# Linear functionals

• Jan 1st 2010, 03:03 AM
math.dj
Linear functionals
Let V be a finite dimensional vector space over field F and let v belong to V,v not equal to 0.Then there exists some f in V* such that f(v) is not equal to 0.
(where V* is dual space of V)
• Jan 1st 2010, 04:15 AM
Opalg
Quote:

Originally Posted by math.dj
Let V be a finite dimensional vector space over field F and let v belong to V,v not equal to 0.Then there exists some f in V* such that f(v) is not equal to 0.
(where V* is dual space of V)

There is a basis $\displaystyle \{v, e_2,\ldots,e_n\}$ of V with v ($\displaystyle =e_1$) as its first element.

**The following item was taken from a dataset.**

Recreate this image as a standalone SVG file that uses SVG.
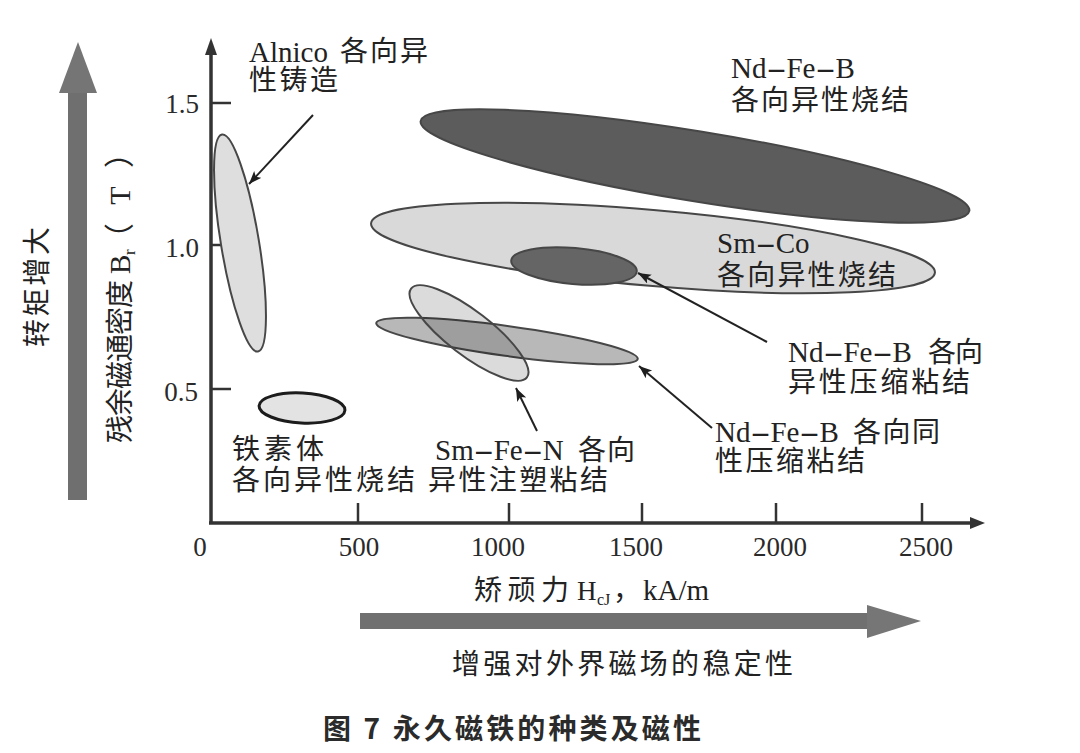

Every element x of V has a unique expression $\displaystyle x = \sum_{i=1}^n\alpha_ie_i$ as a linear combination of the basis vectors. Define $\displaystyle f(x) = \alpha_1$.
• Jan 1st 2010, 11:09 AM
Roam
Quote:

Originally Posted by math.dj
Let V be a finite dimensional vector space over field F and let v belong to V,v not equal to 0.Then there exists some f in V* such that f(v) is not equal to 0.
(where V* is dual space of V)

f is a mapping $\displaystyle f: V \rightarrow F$, isn't it? It is termed a linear functional if it's a linear mapping from V into F.

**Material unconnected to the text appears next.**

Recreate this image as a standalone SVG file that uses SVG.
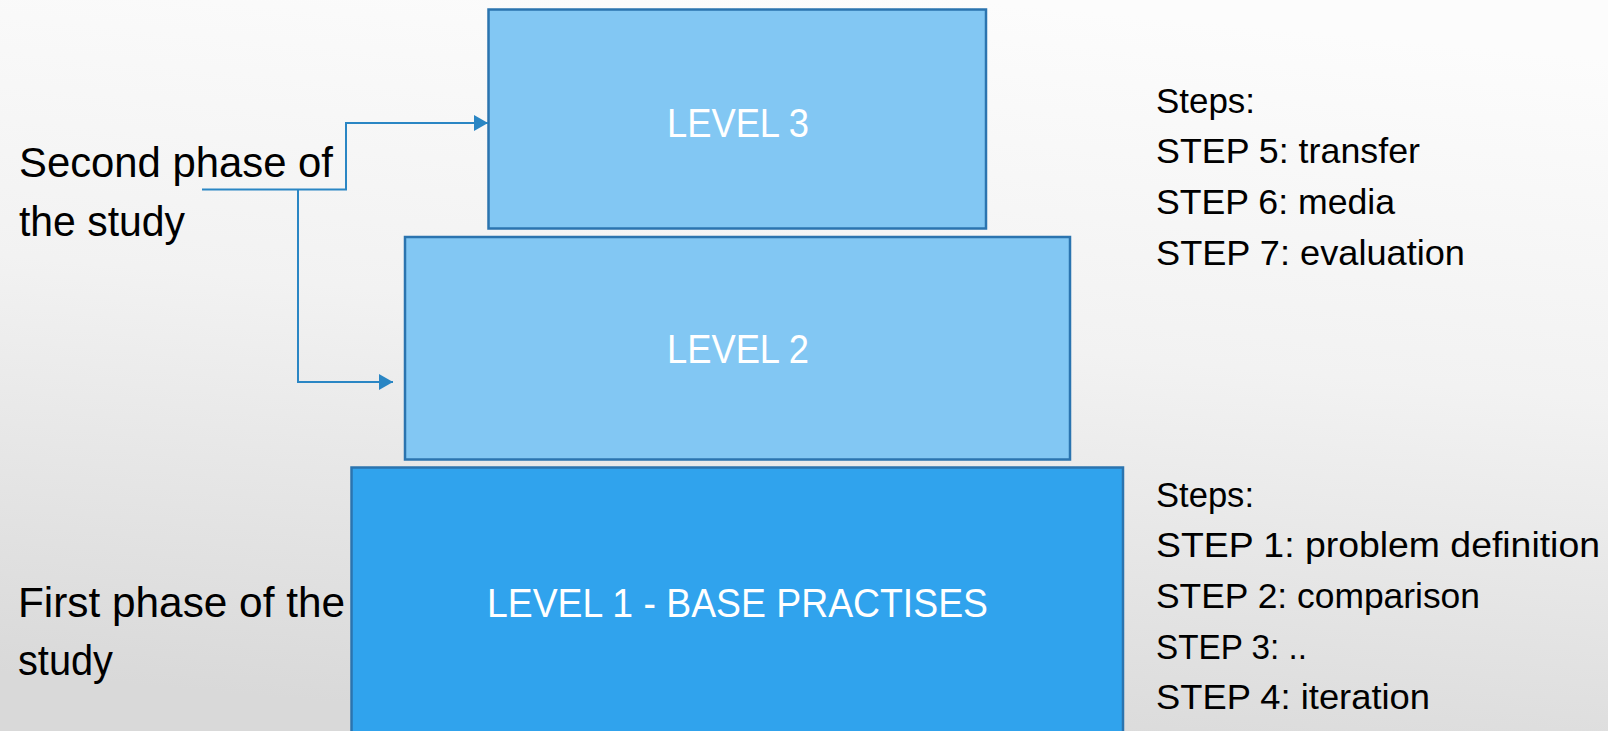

If $\displaystyle \{v_1,...,v_n \}$ is a basis of Vover F, let $\displaystyle f_1, ...,f_n \in V^*$ be the linear functionals defined by Kronecker delta notation:

$\displaystyle f_i(v_j) = \delta_{ij} =\left \{\begin{matrix} 1, & \mbox{if } i=j \\ 0, & \mbox{if } i \ne j \end{matrix}\right.$

Then set $\displaystyle {f_1,...,f_n}$ is a basis for $\displaystyle V^*$. Anf those linear functionals f_i are unique since they're defined on a basis of V.